Gunbattles raged Wednesday on the streets of Yemen's capital, killing 39 people, witnesses said as a truce between security forces and tribesmen collapsed, residents fled and embassies bolted their doors.
A medic at Jumhuriya hospital said 37 people, most of them combatants, were killed in overnight clashes in Sanaa, while an Agence France Presse photographer said the bodies of two other tribesmen were taken to Al-Ulum hospital during the day.

Britain believes that Syria should be reported to the U.N. Security Council over its alleged illicit nuclear activity, Britain's ambassador to the International Atomic Energy Agency (IAEA) said Wednesday.
In a restricted report circulated to member states last week, the U.N. watchdog said it was "very likely" that a remote desert site in Syria bombed by Israeli planes in 2007 was indeed a covert nuclear reactor, as alleged by the United States.

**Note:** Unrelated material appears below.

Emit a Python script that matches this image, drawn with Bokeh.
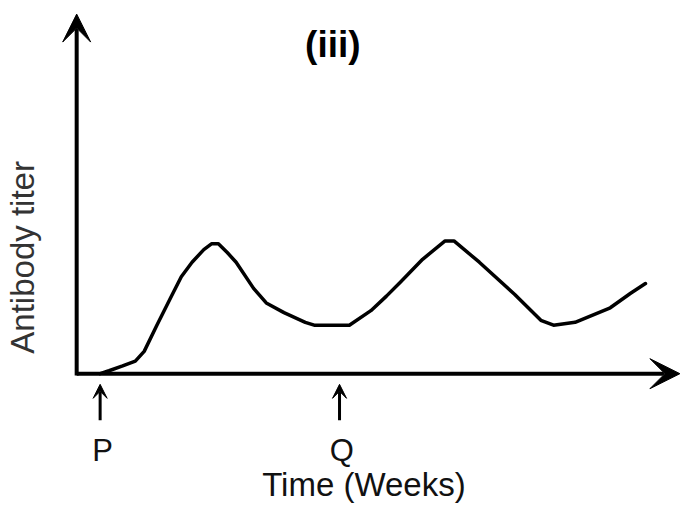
from bokeh.plotting import figure
from bokeh.models import Range1d, Arrow, VeeHead, Label
from bokeh.embed import file_html
from bokeh.resources import INLINE

# Curve data (time in weeks, antibody titer in arbitrary units)
weeks = [0.08, 0.45, 1.02, 1.55, 1.92, 2.45, 3.02, 3.47, 3.92, 4.41, 4.73, 5.02,
         5.39, 5.76, 6.49, 7.02, 7.76, 8.65, 9.02, 10.49, 11.39, 12.04, 12.65,
         13.55, 14.49, 14.86, 15.92, 17.39, 18.49, 19.02, 19.92, 21.39, 22.24, 22.86]
titer = [0.0, 0.3, 0.8, 1.3, 2.3, 5.0, 7.8, 10.0, 11.5, 12.8, 13.4, 13.4,
         12.5, 11.5, 8.8, 7.3, 6.3, 5.3, 5.0, 5.0, 6.5, 8.0, 9.5,
         11.8, 13.7, 13.7, 11.5, 8.2, 5.5, 5.0, 5.3, 6.8, 8.3, 9.3]

# Marker arrows (P = first dose, Q = second dose)
marker_labels = ["P", "Q"]
marker_weeks = [0.08, 10.08]

title_text = "(iii)"
x_label = "Time (Weeks)"
y_label = "Antibody titer"

x_axis_start, x_axis_end = -0.9, 24.3
y_axis_end = 37.1

p = figure(width=683, height=505, output_backend="svg", toolbar_location=None,
           x_range=Range1d(-4.082, 24.449), y_range=Range1d(-13.6, 38.5),
           min_border=0, x_axis_location=None, y_axis_location=None)
p.outline_line_color = None
p.grid.visible = False
p.background_fill_color = "white"

# axes with arrowheads
p.add_layout(Arrow(end=VeeHead(size=30, fill_color="black", line_color="black", line_width=1),
                   x_start=x_axis_start, y_start=0, x_end=x_axis_end, y_end=0,
                   line_width=4, line_color="black"))
p.add_layout(Arrow(end=VeeHead(size=28, fill_color="black", line_color="black", line_width=1),
                   x_start=x_axis_start, y_start=-0.2, x_end=x_axis_start, y_end=y_axis_end,
                   line_width=4, line_color="black"))

# curve
p.line(weeks, titer, line_width=3.5, line_color="black", line_join="round", line_cap="round")

# P / Q markers
for lab, w in zip(marker_labels, marker_weeks):
    p.add_layout(Arrow(end=VeeHead(size=14, fill_color="black", line_color="black", line_width=1),
                       x_start=w, y_start=-4.8, x_end=w, y_end=-1.1,
                       line_width=3, line_color="black"))
    p.add_layout(Label(x=w + 0.1, y=-7.9, text=lab, text_align="center",
                       text_baseline="middle", text_font="Liberation Sans",
                       text_font_size="31px", text_color="#111111"))

p.add_layout(Label(x=9.8, y=34.0, text=title_text, text_align="center",
                   text_baseline="middle", text_font="Liberation Sans",
                   text_font_style="bold", text_font_size="37px", text_color="black"))
p.add_layout(Label(x=11.1, y=-11.4, text=x_label, text_align="center",
                   text_baseline="middle", text_font="Liberation Sans",
                   text_font_size="33px", text_color="#111111"))
p.add_layout(Label(x=-3.18, y=12.0, text=y_label, text_align="center",
                   text_baseline="middle", angle=1.5708, text_font="Liberation Sans",
                   text_font_size="33px", text_color="#333333"))

open("out.html", "w").write(file_html(p, INLINE))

Ousted Egyptian president Hosni Mubarak and his two sons, Alaa and Gamal, are to face trial on August 3 on charges of ordering the killing of protesters and fraud, a judicial source told Agence France Presse Wednesday.
The trio will be tried by the North Cairo criminal court and the hearing will be presided by Judge Ahmed Rifat, the source said.

The Gulf state of Kuwait withdrew diplomatic staff from its embassy in the Yemeni capital Sanaa on Wednesday because of the security situation, the foreign ministry said.
The Kuwaiti diplomats "have left Sanaa this morning (Wednesday) due to the tense security situation" in Yemen, the official KUNA news agency reported, citing an official source at the foreign ministry.

NATO allies agreed Wednesday to extend its military campaign in Libya for another 90 days until late September, the alliance said.
"NATO and partners have just decided to extend our mission for Libya for another 90 days," said NATO Secretary General Anders Fogh Rasmussen.

Syrian opposition activists opened a conference in Turkey on Wednesday to discuss ways of a regime change in their country and draw up a "roadmap" for a peaceful transition.
More than 300 dissidents, mostly exiles representing various opposition and ethnic groups, gathered at a hotel in the Mediterranean resort of Antalya, a day after Syrian President Bashar Assad decreed an amnesty for political prisoners which they dismissed as inadequate.

Bahraini activists called on supporters to hold pro-reform protests on Wednesday as a state of emergency imposed during a March crackdown on demonstrators was being lifted, one day after the king called for dialogue.
Shiites, who form a majority in the Sunni-ruled kingdom, began demonstrations on February 14 but were crushed by security forces the following month.

More than 3,000 police were deployed in and around the Holy City on Wednesday as Israelis marked Jerusalem Day to remember when they seized its Arab eastern sector 44 years ago, during the Six Day War.
"We have deployed extra police, border guards and civil guard volunteers, particularly in the eastern part of the city and in and around the Old City to maintain public order during the ceremonies," police spokesman Micky Rosenfeld told Agence France Presse.

Iranian lawmakers on Wednesday denounced President Mahmoud Ahmadinejad being a caretaker of the oil ministry and sent the report of this "violation" of the constitution to the judiciary, state television website reported.
It said Ahmadinejad violated the law by "not appointing a caretaker for the oil ministry and his maintaining (himself) as a caretaker," the website said.

French Foreign Minister Alain Juppe on Wednesday demanded "more ambitious and bolder" action from Syria after President Bashar Assad decreed a general amnesty for political prisoners.
"I fear that it might already be too late," Juppe told France Culture radio after the Syrian leader announced the amnesty following two months of deadly anti-government protests.